Replacing a worn stock gear with a precision-machined hob gear from Bondtech or similar manufacturers can dramatically improve grip consistency. This is especially important if you print a lot with abrasive filaments (carbon fiber, glow-in-the-dark) that wear down standard brass gears quickly.

Quality Filament

Not all filament is created equal. Filament with consistent diameter (1.75 mm ± 0.02 mm) feeds more predictably through any extruder. Premium PLA filament from reputable brands tends to have tighter tolerances, which directly translates to more consistent extrusion and less need for mid-print flow adjustments.

Flow Rate vs. E-Steps: Knowing the Difference

A common point of confusion is the relationship between E-steps and flow rate (sometimes called extrusion multiplier). Here’s the key distinction:

E-steps are a hardware calibration.
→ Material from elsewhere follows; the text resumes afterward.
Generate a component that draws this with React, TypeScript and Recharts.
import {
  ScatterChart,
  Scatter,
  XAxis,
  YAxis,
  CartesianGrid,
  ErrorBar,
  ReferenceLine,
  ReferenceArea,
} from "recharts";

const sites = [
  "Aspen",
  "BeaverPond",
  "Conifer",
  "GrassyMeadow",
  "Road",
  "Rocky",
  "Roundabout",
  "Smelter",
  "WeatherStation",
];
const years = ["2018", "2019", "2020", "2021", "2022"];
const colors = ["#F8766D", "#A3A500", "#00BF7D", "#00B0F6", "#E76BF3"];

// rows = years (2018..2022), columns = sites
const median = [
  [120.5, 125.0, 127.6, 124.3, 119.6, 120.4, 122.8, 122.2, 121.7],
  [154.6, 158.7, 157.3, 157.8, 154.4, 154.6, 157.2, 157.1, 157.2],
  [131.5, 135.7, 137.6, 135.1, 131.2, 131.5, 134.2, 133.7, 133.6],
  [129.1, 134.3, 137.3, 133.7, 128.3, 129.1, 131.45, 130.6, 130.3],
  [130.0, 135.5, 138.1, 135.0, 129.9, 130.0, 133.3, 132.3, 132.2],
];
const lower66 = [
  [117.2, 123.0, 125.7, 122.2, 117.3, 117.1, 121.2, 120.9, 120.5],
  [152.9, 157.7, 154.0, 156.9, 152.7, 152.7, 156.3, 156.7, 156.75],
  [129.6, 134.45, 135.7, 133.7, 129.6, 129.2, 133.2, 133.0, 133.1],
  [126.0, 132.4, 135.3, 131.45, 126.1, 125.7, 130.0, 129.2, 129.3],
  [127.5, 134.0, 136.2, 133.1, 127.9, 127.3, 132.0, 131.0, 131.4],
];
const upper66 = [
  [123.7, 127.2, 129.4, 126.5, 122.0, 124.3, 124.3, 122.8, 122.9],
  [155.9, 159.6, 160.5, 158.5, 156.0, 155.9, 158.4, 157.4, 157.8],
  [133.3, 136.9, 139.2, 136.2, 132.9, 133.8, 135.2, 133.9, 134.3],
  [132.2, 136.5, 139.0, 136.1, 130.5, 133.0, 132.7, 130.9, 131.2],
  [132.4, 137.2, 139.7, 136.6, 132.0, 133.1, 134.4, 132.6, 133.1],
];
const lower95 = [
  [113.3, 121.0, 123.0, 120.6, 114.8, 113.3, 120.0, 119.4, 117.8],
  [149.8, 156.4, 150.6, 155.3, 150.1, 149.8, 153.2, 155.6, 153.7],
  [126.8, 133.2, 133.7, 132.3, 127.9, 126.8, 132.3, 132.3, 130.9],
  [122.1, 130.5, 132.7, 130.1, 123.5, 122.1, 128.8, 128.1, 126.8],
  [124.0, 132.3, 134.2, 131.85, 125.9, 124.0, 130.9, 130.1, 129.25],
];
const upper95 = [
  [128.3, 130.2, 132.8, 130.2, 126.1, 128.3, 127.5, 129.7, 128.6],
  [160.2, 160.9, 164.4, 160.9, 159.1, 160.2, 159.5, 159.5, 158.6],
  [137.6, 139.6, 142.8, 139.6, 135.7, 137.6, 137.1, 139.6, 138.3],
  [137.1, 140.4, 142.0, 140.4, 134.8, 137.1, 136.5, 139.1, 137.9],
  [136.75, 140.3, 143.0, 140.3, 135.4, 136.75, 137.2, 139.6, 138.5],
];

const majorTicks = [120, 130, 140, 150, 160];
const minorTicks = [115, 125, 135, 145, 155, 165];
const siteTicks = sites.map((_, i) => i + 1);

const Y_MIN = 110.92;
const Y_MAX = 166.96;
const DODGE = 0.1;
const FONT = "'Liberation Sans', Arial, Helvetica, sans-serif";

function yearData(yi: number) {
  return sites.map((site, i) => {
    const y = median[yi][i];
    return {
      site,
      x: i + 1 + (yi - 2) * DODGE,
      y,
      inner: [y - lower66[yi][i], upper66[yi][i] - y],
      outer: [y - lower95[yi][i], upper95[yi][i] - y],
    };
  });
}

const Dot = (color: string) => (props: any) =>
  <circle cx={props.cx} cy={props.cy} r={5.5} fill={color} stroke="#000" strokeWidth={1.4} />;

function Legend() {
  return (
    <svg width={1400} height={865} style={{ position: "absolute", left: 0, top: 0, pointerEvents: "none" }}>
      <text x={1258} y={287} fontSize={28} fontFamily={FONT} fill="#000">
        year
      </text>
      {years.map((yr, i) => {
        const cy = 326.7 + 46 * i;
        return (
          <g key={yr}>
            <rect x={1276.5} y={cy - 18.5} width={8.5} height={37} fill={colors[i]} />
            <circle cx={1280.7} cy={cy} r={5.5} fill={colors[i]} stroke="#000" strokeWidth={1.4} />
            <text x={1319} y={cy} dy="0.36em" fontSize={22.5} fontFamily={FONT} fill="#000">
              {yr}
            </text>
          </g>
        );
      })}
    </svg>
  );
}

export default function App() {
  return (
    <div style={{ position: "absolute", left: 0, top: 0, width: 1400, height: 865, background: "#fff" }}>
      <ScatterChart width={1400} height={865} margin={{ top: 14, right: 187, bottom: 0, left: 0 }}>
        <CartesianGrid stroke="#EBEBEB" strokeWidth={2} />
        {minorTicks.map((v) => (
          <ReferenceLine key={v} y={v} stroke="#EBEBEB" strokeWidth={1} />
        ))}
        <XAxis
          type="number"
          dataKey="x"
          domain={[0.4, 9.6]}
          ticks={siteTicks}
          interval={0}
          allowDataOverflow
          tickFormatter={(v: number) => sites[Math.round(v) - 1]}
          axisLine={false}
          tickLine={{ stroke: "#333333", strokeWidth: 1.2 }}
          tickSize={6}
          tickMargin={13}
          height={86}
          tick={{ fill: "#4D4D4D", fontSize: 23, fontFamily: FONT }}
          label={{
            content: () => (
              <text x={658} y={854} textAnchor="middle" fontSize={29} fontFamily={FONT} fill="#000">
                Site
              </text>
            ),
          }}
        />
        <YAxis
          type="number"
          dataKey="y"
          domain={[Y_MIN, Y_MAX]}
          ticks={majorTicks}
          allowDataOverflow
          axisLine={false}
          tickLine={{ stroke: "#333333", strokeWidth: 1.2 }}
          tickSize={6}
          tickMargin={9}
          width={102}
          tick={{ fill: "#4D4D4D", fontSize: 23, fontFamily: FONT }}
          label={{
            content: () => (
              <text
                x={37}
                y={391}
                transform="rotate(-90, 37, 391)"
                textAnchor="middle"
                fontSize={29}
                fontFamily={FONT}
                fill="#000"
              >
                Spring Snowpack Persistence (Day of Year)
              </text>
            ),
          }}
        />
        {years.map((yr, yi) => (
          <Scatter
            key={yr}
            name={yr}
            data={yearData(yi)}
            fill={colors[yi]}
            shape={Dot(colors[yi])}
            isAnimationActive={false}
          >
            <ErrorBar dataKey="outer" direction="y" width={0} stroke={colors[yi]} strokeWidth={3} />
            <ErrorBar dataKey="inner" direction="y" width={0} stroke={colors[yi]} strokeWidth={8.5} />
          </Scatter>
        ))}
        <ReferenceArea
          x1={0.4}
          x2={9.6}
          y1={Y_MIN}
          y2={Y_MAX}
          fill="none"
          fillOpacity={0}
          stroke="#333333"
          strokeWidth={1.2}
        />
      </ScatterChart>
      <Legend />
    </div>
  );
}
They tell the firmware how many motor steps correspond to 1 mm of filament feed. This value should be set once and left alone unless you change hardware.

Flow rate is a slicer setting (expressed as a percentage) that multiplies the amount of filament the slicer commands. If your E-steps are correct but prints still show minor over- or under-extrusion, you fine-tune with flow rate in your slicer — typically between 95% and 105%.

The correct order of operations is:

1. Calibrate E-steps first — this is your hardware baseline.
2. Then fine-tune flow rate in your slicer — this compensates for slicer-specific factors like slight differences between actual and nominal filament diameter, and the way your particular slicer calculates extrusion width.

Never use flow rate to compensate for wrong E-steps. You’d end up with incorrect pressure advance values, inconsistent retraction, and different behavior at different print speeds.

How Often Should You Recalibrate?

In practice, you only need to recalibrate E-steps when:

• You change extruder hardware — New gear, new motor, new extruder assembly entirely.
• You switch between significantly different filaments — Going from rigid PLA to soft TPU can change effective feed behavior.
• You notice print quality degradation — If previously good prints start showing under-extrusion, it’s worth checking.
• After significant wear — If you’ve printed hundreds of hours with abrasive filaments, the hob gear may have worn enough to change the effective diameter.

For most users, a single careful calibration when setting up a new printer (or after upgrading the extruder) is sufficient. The value should remain stable for months under normal use.

Final Thoughts

Extruder E-step calibration is one of those foundational tuning steps that pays dividends across every single print you make. It takes about 15 minutes, requires no special tools beyond a ruler or caliper, and can transform print quality from “mostly okay” to remarkably consistent.

The process is the same regardless of your printer model or firmware — mark the filament, extrude a known length, measure the result, and calculate the correction. The firmware-specific details only affect how you save the value.

Once calibrated, you’ll find that other tuning tasks become easier too. Retraction settings, pressure advance, and flow rate adjustments all work more predictably when your extrusion baseline is correct. It’s the calibration that makes every other calibration better.

If you’ve been putting this off, grab a marker and your caliper and do it now. Your future prints will thank you.